Exercise: Retype word for word the first line of the listing and each line after it up to the line with "from bokeh.resources import INLINE", with the pictures taken out.

Entries from a dataset
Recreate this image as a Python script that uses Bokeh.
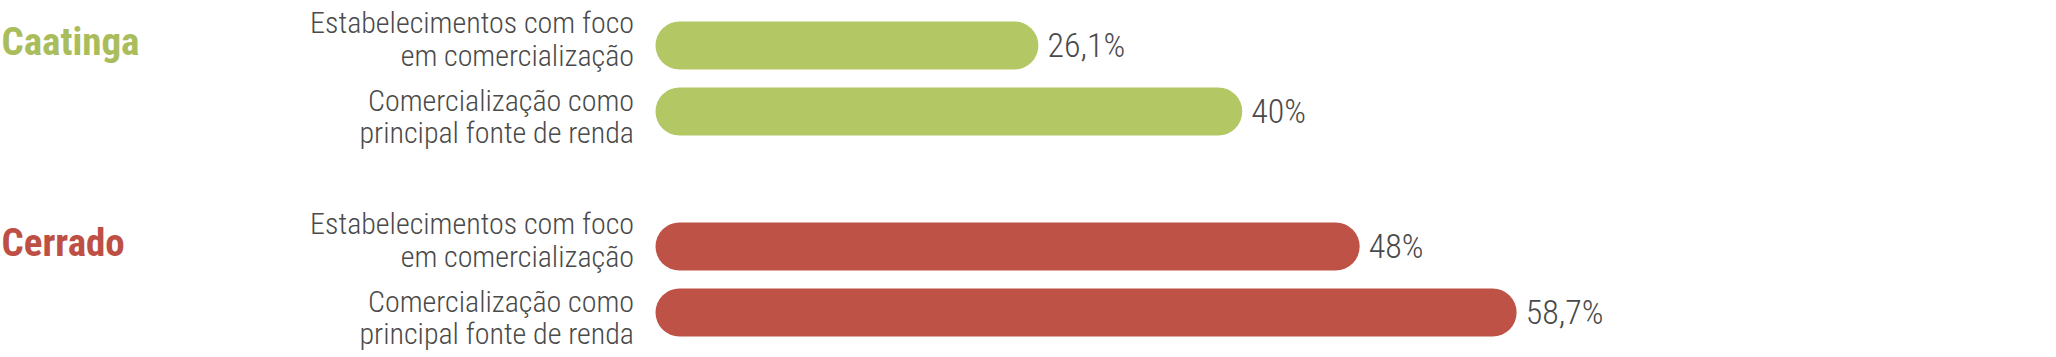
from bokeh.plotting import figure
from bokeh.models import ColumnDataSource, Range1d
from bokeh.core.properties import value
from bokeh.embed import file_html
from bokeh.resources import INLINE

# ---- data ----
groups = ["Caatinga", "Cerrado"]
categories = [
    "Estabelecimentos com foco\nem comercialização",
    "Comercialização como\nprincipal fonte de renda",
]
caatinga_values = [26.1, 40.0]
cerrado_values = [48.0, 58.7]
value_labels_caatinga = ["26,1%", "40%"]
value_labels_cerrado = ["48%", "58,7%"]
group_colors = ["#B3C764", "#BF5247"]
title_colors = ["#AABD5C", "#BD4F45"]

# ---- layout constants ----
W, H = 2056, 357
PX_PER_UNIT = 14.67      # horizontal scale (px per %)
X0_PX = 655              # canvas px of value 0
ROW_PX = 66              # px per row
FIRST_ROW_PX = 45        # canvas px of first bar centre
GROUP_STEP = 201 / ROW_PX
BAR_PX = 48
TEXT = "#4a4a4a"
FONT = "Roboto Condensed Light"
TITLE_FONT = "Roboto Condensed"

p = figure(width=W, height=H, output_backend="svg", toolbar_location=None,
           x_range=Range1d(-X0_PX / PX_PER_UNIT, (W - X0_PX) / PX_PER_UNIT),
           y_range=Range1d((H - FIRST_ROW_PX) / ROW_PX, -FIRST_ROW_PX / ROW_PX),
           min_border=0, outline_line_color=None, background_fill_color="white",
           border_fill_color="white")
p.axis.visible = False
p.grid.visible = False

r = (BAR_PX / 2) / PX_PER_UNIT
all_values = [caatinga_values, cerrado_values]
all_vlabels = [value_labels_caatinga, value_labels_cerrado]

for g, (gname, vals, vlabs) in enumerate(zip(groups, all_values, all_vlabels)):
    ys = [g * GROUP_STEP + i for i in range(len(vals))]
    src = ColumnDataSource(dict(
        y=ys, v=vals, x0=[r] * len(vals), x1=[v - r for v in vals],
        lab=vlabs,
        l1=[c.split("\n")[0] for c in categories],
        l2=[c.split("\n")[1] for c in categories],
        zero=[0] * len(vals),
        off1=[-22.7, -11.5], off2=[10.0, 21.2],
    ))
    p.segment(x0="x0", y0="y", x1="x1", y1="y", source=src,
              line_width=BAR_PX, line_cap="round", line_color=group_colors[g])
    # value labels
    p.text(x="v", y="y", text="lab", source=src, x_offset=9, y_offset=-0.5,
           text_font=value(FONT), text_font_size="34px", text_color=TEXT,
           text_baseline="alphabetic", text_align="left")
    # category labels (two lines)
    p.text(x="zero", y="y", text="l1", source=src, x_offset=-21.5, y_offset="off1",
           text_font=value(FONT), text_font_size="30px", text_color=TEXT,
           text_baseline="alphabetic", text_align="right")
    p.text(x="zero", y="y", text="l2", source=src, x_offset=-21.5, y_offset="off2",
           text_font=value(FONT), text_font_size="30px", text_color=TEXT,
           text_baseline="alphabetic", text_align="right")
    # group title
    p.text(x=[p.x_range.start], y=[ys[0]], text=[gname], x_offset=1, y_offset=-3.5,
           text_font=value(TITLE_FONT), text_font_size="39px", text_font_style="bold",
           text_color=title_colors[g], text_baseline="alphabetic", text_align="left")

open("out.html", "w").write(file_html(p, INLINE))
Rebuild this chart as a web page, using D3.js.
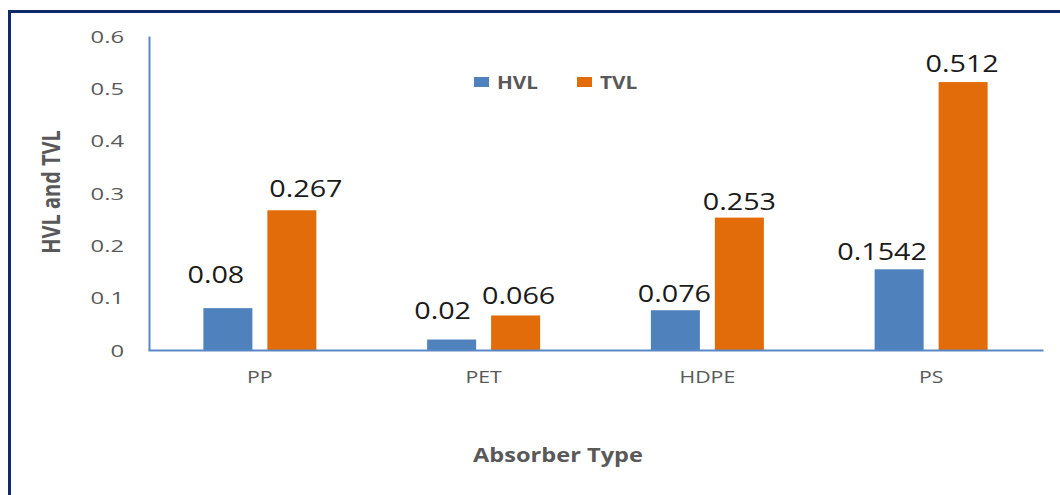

Exercise response:
Recreate this image as a Python script that uses Bokeh.
from bokeh.plotting import figure
from bokeh.models import ColumnDataSource, Range1d
from bokeh.core.properties import value
from bokeh.embed import file_html
from bokeh.resources import INLINE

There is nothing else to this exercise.